The deal, my friends, is Sarah Rees Brennan.
She's a YA author. She has a book of her very own. I haven't read it yet, but I'm sure it's excellent.
She also writes Harry Potter fanfic.
And it's AMAZING.
It is a hundred squillion times better than anything JK ever wrote. She understands the characters better than JK does. And she certainly understands romance better than JK does.
Anyway. The end of the most recent chapter made me squee like a fangirl. I WANT MORE.
(here's chapter one, for the interested)
2 comments:
WHEN will Hank Green realize he needs to marry you? Gah, that boy is too damn cute for words.
(leaving me free for Tennant, naturally, I am willing to rehabilitate him from his present Peter Davison-induced mind control state thingy)
You're so right about this story, it's v clever. Speshally the stuff with Charlie, Bill and the twin Weasleys. Haven't caught up to you yet sorry.
And whaddaya mean, nostalgic confusion? Who is nostalgically confused? NOT I SAID THE FLY.
I remember those snarky comments you made after HP7. I was going to respond in the CYL newsletter, but never got around to it. :-)
I felt the novel could have ended without the epilogue, though not for the reasons you suggested at the time. The characters married each other because that was who they had lived and suffered with and knew. It was NOT because they were being snooty wizards who had something against Muggles. What - after three books of URST between Ron and Hermione they should have dumped each other and taken the trouble to marry Muggles? Harry should have dropped Ginny for some unknown Muggle girl who wasn't in the novels? Just to show he wasn't prejudiced? :-)
Dudley didn't get involved for a number of reasons, but even if he could have gone to Scotland and got somewhere near Hogwarts, he would have found nothing but ruins, as would any other Muggle. I felt it was enough that there was a simple reconciliation. There was hope for him. I liked that it was kept simple.

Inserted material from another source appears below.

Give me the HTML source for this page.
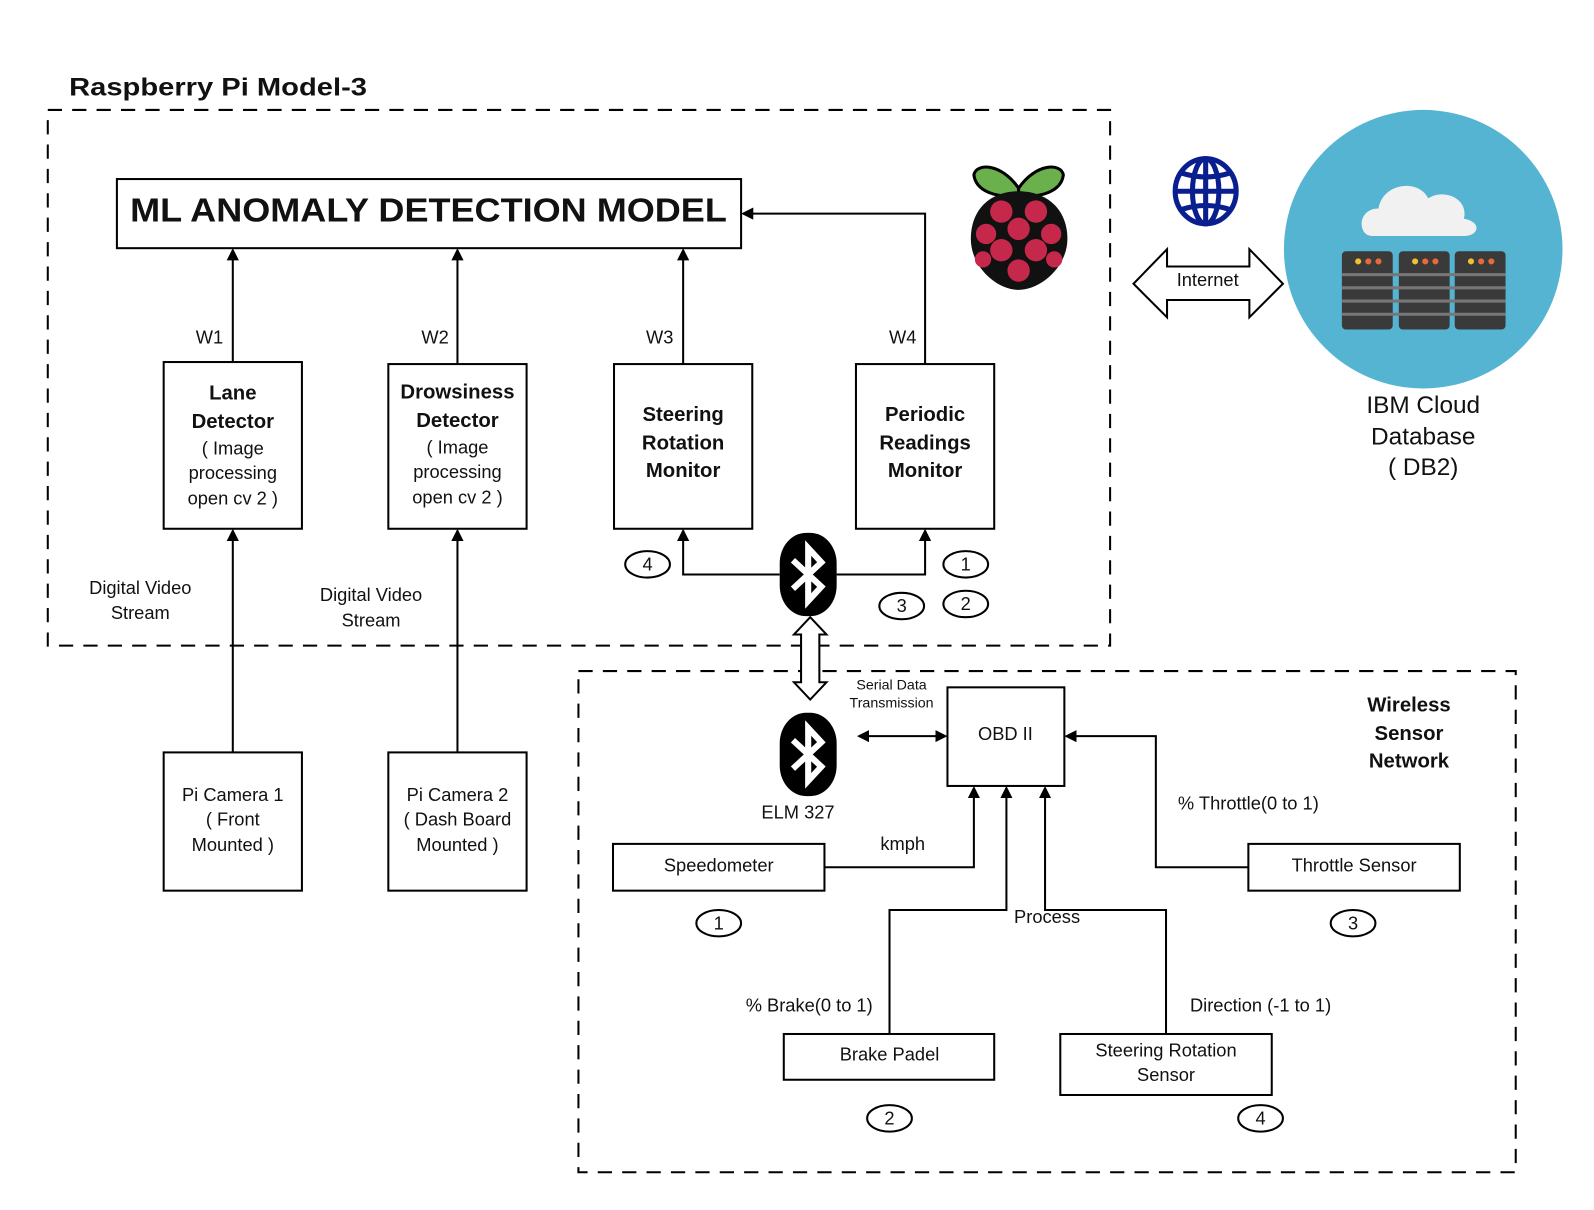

As for your suggestion that someone's fan fiction was better than the original, there are probably plenty of fans out there who think the same about fan fiction in general. It resolves your frustrations with holes in the plot of your favourite TV show/writer, it lets you explore the universe further with a 'what if...?". I know: I used to write the stuff myself before people began to pay me to write books. Media fan fiction, though - I never wrote anything based on novels and never would.
But understanding characters better than the person who created them? (Scratch head in puzzlement) Well, it's a typical fannish attitude, but I can't say I agree with it. Sorry, Lili!